Critics of advertising, especially those of the intellectual, high-minded variety, manage to combine in one body of opinion a haughty contempt and a belief that the object of their scorn is invested with almost supernatural powers.
So, when people eat too much of the “wrong” type of food ie, the kind held by enlightened social reformers to cause rampant obesity, or drink too much, or smoke any substance at all (apart from cannabis whose association with youthful folly bestows a detached tolerance) there is, magically, a single remedy capable of saving hundreds of thousands of lives/ the banning of advertising.
It follows that on those occasions when advertising is permitted, great care must be taken to ensure that the malevolent power of which it is capable is bottled up and the cap screwed down. Thus the new regulations allowing gambling to be advertised on television after the watershed (the mythical hour when impressionable young children are held to be safely abed when in truth they are playing violent, bloodthirsty computer games) contain the provision that betting must not be associated with sexual success.
Only someone who believes that advertising is capable of miracles could have come up with that. Short of outright lying – and advertising must be legal, decent, honest and truthful – it would take a work of genius to invest gambling with an erotic allure.
I suppose the framers of the legislation might have had James Bond in mind. We have seen films of 007 seated at the roulette table, a sardonic smile creasing his handsome features, a striking brunette gently resting her eye-popping cleavage on the shoulder of his tuxedo, a sharp intake of breath by the encircling admirers as the croupier pushes a mountain of chips towards our hero. Images such as those make gambling glamorous, but as anyone who has been in a casino will testify, the reality is different.
Years ago I was invited to the opening of a casino in London. Seldom have I endured such a depressing experience. An air of sepulchral gloom hung over the tables. The players, many of them women, wore blank expressions, the only discernible emotion being intense boredom. No one smiled, no one laughed. Losing money is a solemn, soulless business.
And casinos are at the flashy, enticing pinnacle of the gambling world. To many working class Britons, Las Vegas seems the most exciting place on earth. Alluring, dangerous, big, gaudy, bright, a magnet for the rich and famous, it has everything that a dim mind might crave. The reality is different. The casinos are vast, glum palaces where yard after yard of rich, painted and ageing widows push coins into slots until their frazzled brains turn to pulp and they can do it no more.
At the tables there are no tuxedos, no adoring blondes, just fat Americans in shirtsleeves cursing their luck.
The British betting shop undoubtedly has an atmosphere all its own. The haunt of the unwashed, the desperate, the unemployed, these tawdry places used to reek of tobacco smoke and stale dreams. Today, the tobacco has gone but it would be fanciful to suggest that the newly clean air is alive with testosterone, the patrons snappy Lotharios, back pockets stuffed with winnings, the girls lining up.

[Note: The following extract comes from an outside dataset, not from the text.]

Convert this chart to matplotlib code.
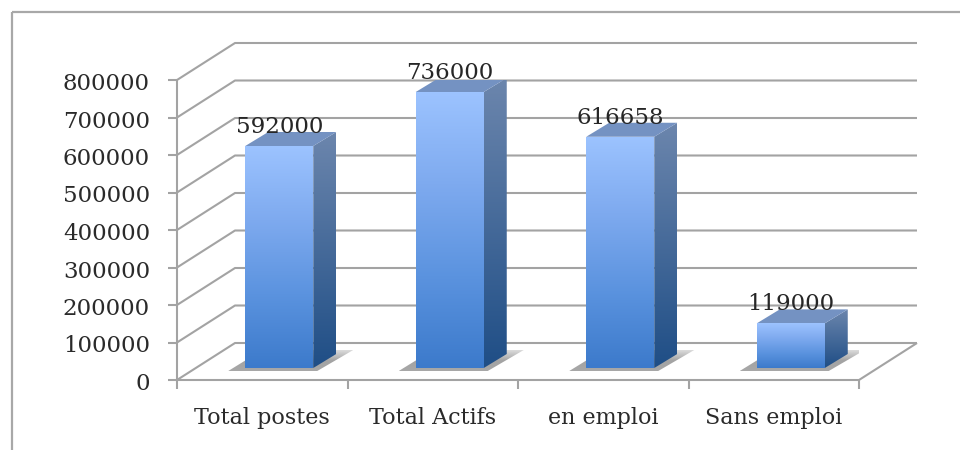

As for bingo, well, there is life in old dogs, and bitches too, but I doubt that anyone goes to the housey-housey hall with a dream date as the target. A little companionship perhaps, a bit of a gossip, a chance to show off the new dentures, but little more than that.
Some of the newly permitted advertising will be for online gambling, but where is the sex appeal in that? Playing cyber-casino is a solitary masturbatory activity and, as with all gambling, is for losers.
Of course, advertising accentuates the positive – that is its purpose. The bookmakers, the casino owners, the bingo hall proprietors, all will feature the glorious prospect of winning, of achieving the modern Briton’s dream, riches without effort. But those claims, absurd though they may be, are not what trouble the legislators. They are fearful that people will be enticed into losing their week’s wages by the prospect of sexual success.
We all know that the best chat-up line of which the typical gambler is honestly capable is, “Well, love, how about it? Your place or back to the sheltered accommodation?”
Then again, maybe, just maybe, the legislators’ fears are justified. There is no accounting for sexual allure. There are women who swoon over fat, bald, tattooed men with rings in their ears and noses, and the kind of legs that couldn’t stop a pig in a passage. If these demigods were also broken losers might they be irresistible?